I didn’t get any bird pictures that day, but I did walk away with a great lesson. If you stop and look around you outside, you’ll realize there is so much more going on than you realize. The magic of life is in the details, and if you can slow your mind down and take in the world around you, amazing things will surface.
Sometimes I find teachers in my garden. The garden is never the same from day to day. It deserves a good look at least once in the morning, because what is there then may not be there when I get home in the evening. Sometimes I tell myself, when I see a flower and want to linger on it, “You don’t have time, You can do that later.” But almost always when I come back it is not the same. Something has changed… either the flower is completely gone, or the light is hitting it differently, or maybe its been chewed on. What I’ve learned in the garden is this. Every moment is unique. Nothing is permanent, so if you see something special, honor the moment and let yourself stop and drink it in.
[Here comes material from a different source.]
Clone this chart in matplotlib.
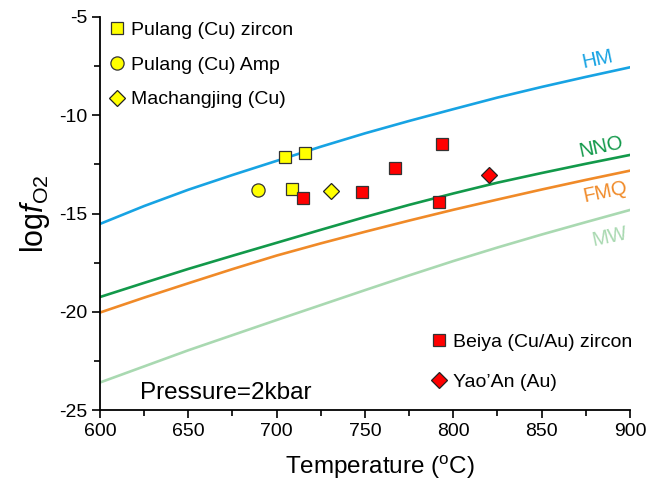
import matplotlib
matplotlib.use("Agg")
import matplotlib.pyplot as plt
from matplotlib.lines import Line2D
from matplotlib.ticker import MultipleLocator

plt.rcParams['font.family'] = ['Liberation Sans', 'DejaVu Sans']
plt.rcParams['axes.unicode_minus'] = False
plt.rcParams['mathtext.fontset'] = 'custom'
plt.rcParams['mathtext.rm'] = 'Liberation Sans'
plt.rcParams['mathtext.it'] = 'Liberation Sans:italic'

# Buffer curves
temps = [600, 625, 650, 675, 700, 725, 750, 775, 800, 825, 850, 875, 900]
hm = [-15.53, -14.62, -13.79, -13.04, -12.32, -11.60, -10.92, -10.29, -9.69, -9.10, -8.56, -8.05, -7.56]
nno = [-19.25, -18.53, -17.82, -17.15, -16.49, -15.83, -15.18, -14.56, -13.98, -13.43, -12.94, -12.47, -12.02]
fmq = [-20.04, -19.28, -18.55, -17.83, -17.14, -16.52, -15.93, -15.36, -14.81, -14.29, -13.78, -13.29, -12.82]
mw = [-23.60, -22.78, -21.96, -21.19, -20.42, -19.66, -18.90, -18.15, -17.42, -16.73, -16.07, -15.44, -14.82]

# Samples
pulang_zr_t = [704.7, 716.0, 708.5]
pulang_zr_f = [-12.11, -11.94, -13.75]
pulang_amp_t = [689.6]
pulang_amp_f = [-13.80]
machang_t = [730.6]
machang_f = [-13.84]
beiya_t = [714.7, 748.3, 767.0, 793.8, 792.1]
beiya_f = [-14.23, -13.89, -12.70, -11.46, -14.43]
yaoan_t = [820.4]
yaoan_f = [-13.02]

c_hm = '#17A3E3'
c_nno = '#12994A'
c_fmq = '#F08A28'
c_mw = '#A9D9B1'

fig = plt.figure(figsize=(6.59, 4.80), dpi=100)
ax = fig.add_axes([0.1517, 0.1458, 0.8043, 0.8188])

ax.plot(temps, hm, color=c_hm, lw=1.9)
ax.plot(temps, nno, color=c_nno, lw=1.9)
ax.plot(temps, fmq, color=c_fmq, lw=1.9)
ax.plot(temps, mw, color=c_mw, lw=1.9)

lab = dict(fontsize=14.5, rotation=12, ha='center', va='center')
ax.text(881.6, -7.14, 'HM', color=c_hm, **lab)
ax.text(883.9, -11.62, 'NNO', color=c_nno, **lab)
ax.text(886.2, -13.91, 'FMQ', color=c_fmq, **lab)
ax.text(888.7, -16.20, 'MW', color=c_mw, **lab)

sq = dict(marker='s', ms=8, mec='#333333', mew=0.9, ls='none')
ci = dict(marker='o', ms=9.5, mec='#333333', mew=0.9, ls='none')
di = dict(marker='D', ms=8, mec='#222222', mew=0.9, ls='none')
ax.plot(pulang_zr_t, pulang_zr_f, mfc='#FFFF00', **sq)
ax.plot(pulang_amp_t, pulang_amp_f, mfc='#FFFF00', **ci)
ax.plot(machang_t, machang_f, mfc='#FFFF00', **di)
ax.plot(beiya_t, beiya_f, mfc='#FF0000', **sq)
ax.plot(yaoan_t, yaoan_f, mfc='#FF0000', **di)

h1 = [Line2D([], [], mfc='#FFFF00', **sq),
      Line2D([], [], mfc='#FFFF00', **ci),
      Line2D([], [], mfc='#FFFF00', **di)]
l1 = ax.legend(h1, ['Pulang (Cu) zircon', 'Pulang (Cu) Amp', 'Machangjing (Cu)'],
               loc='upper left', bbox_to_anchor=(0.0174, 0.9893), frameon=False,
               fontsize=14, handlelength=0.8, handletextpad=0.32, labelspacing=0.885,
               borderaxespad=0, borderpad=0)
ax.add_artist(l1)
h2 = [Line2D([], [], mfc='#FF0000', **sq),
      Line2D([], [], mfc='#FF0000', **di)]
ax.legend(h2, ['Beiya (Cu/Au) zircon', "Yao\u2019An (Au)"],
          loc='lower left', bbox_to_anchor=(0.625, 0.0496), frameon=False,
          fontsize=14, handlelength=0.8, handletextpad=0.32, labelspacing=1.15,
          borderaxespad=0, borderpad=0)

ax.text(0.075, 0.028, 'Pressure=2kbar', transform=ax.transAxes, fontsize=17.5,
        ha='left', va='baseline')

ax.set_xlim(600, 900)
ax.set_ylim(-25, -5)
ax.xaxis.set_major_locator(MultipleLocator(50))
ax.xaxis.set_minor_locator(MultipleLocator(25))
ax.yaxis.set_major_locator(MultipleLocator(5))
ax.yaxis.set_minor_locator(MultipleLocator(2.5))
ax.tick_params(which='major', direction='out', length=6, width=1.2, labelsize=14, pad=3)
ax.tick_params(which='minor', direction='out', length=4, width=1.2)
for s in ['top', 'right']:
    ax.spines[s].set_visible(False)
for s in ['left', 'bottom']:
    ax.spines[s].set_linewidth(1.3)

ax.set_xlabel('Temperature ($^{\\mathrm{o}}$C)', fontsize=17.5)
ax.xaxis.set_label_coords(0.528, -0.112)
ax.set_ylabel('log$f_{\\mathrm{O2}}$', fontsize=22, labelpad=5.5)

fig.savefig('out.png', dpi=100)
The garden also teaches non-attachment. One such example happened recently with Monarch caterpillars. One day there were 2 happily munching on milkweed. They looked like they were in their 5th instar and I was excited to see them form into chrysalis’. The next day they were still there and I took more pictures. Any day now I should see chrysalis’. The day after I went out to look for them, and they were gone. I looked all over the area the milkweed was planted. I felt disappointment, perhaps even a bit of grief for the Monarchs. Then I stopped and noticed that what was making me feel bad was attachment. I had grown attached to the idea of seeing them turn into butterflies, so when the world presented me with something different I felt disappointment. The lesson is that I can choose to feel bad, or I can accept what has happened. I can then make wise choices in the future… like perhaps next time I find caterpillars on my milkweed I’ll put them in an enclosure while they are still vulnerable. Or maybe I just accept that sometimes in nature things don’t go as planned.
The garden is a good place to learn mindfulness lessons with subject matter that isn’t as overwhelming as a lot of personal situations, especially impermanence and acceptance.
What has your garden taught you lately?